Reflections on being the Goat Skull Guy (and pigeonholing in general)

pigeonholing

Over the past few months I have been addressed as ‘Andrew’, ‘Sir’ and ‘Oh no, that guy is coming over to talk to us – fake smiles everyone – oh hello Andrew.’ I am content with all of these monikers. What I am less thrilled about is being known as the ‘Goat Skull Guy’. Ever since I blogged about taking my own Goat Skull to work with me for Take Your Skull to School or Work Day I have been categorised – or pigeonholed if you will – as that guy with the skull.

Pigeonholing is an ugly sport, like elephant poaching or playing Twister in winter. It renders both the pigeonholee and the pigeonholer one-dimensional and it evokes the image of a cartoon character being shot with pigeon-shaped bullets that leave pigeon-shaped wounds. Like I said, it’s an ugly sport.

It can take on many different forms too. There is Actor Pigeonholing for actors who never move on from successful roles (Buffy, I’m looking at you) and there is Author Pigeonholing for authors who never escape their most successful books (J.K. I’m looking at you). And there is Present Pigeonholing. This kind of pigeonholing has probably happened to you before. You express an interest in – let’s say – custard – and for the rest of your life you receive custard-themed presents: cartons of custard, custard powder, custard apples, books of custard recipes, books about General Custer, etc.

But Weird Pigeonholing – aka being pigeonholed for a perceived weirdness – is the worst. I say this as both the Goat Skull Guy and as a person. I haven’t always been on the receiving end of Weird Pigeonholing though. At school I was overshadowed by characters such as Robert the Bloodeater who was known for eating his own blood, Fast Brent who was known for running and JessieandCassie who were known for being twins.

No, it wasn’t until 2009 that I was truly reduced to being a one-thing wonder. Since posting about goat skulls on this blog I have received an endless stream of emails from people who say they have been reminded of me by a certain skull or goat-related object they’ve come across.

Does it even matter though? Should we care if we are pigeonholed? I thought about this a lot and I realised that there is actually a lot more to me. I am a real-life human being with loads of different layers of emotions and garments and personality traits. I am not a goat-obsessed weirdo with a taste for bones. And it really doesn’t matter if people pigeonhole me. I felt much better after I realised this and had freed my mind from a torturous line of thought. And so I stepped outside and went for a leisurely stroll through the goat graveyard out the back of my house, content in the knowledge that I am the well adjusted person I have always thought I am.

Comments

  1. Further to my email to you the other day about that cow skull painted with fruit, I just wanted to let you know that I Googled “goat skull” and this post was the fifth result.

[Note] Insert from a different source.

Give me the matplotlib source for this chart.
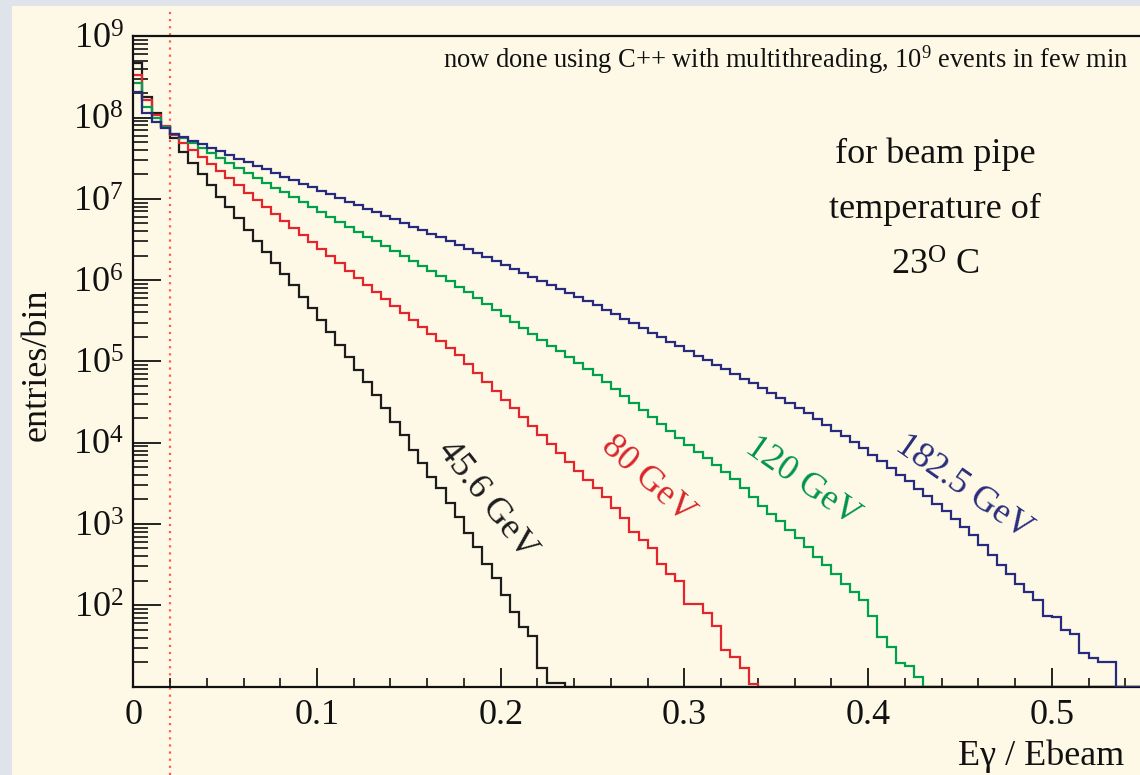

  2. I know what you mean when you talk about the custard example, pretty fumnny. And at the same time I agree with you, I also see that it’s safer:
    “Does he like chocolate?”
    “I don’t know, but he likes custard, doesn’t he?
    “Yes, he does.”
    “So take the custard one”
    I feel sad when I think about all the 60s pidgeonholed bands – it’s not their fault, you know?
    I really hope you haven’t received any goat skull X-mas card ¬¬ And I really loved your conclusion, it made me think that people always categorize us, but only we know who we really are, that’s why we shouldn’t give as much attention as we give to people’s opinion about us.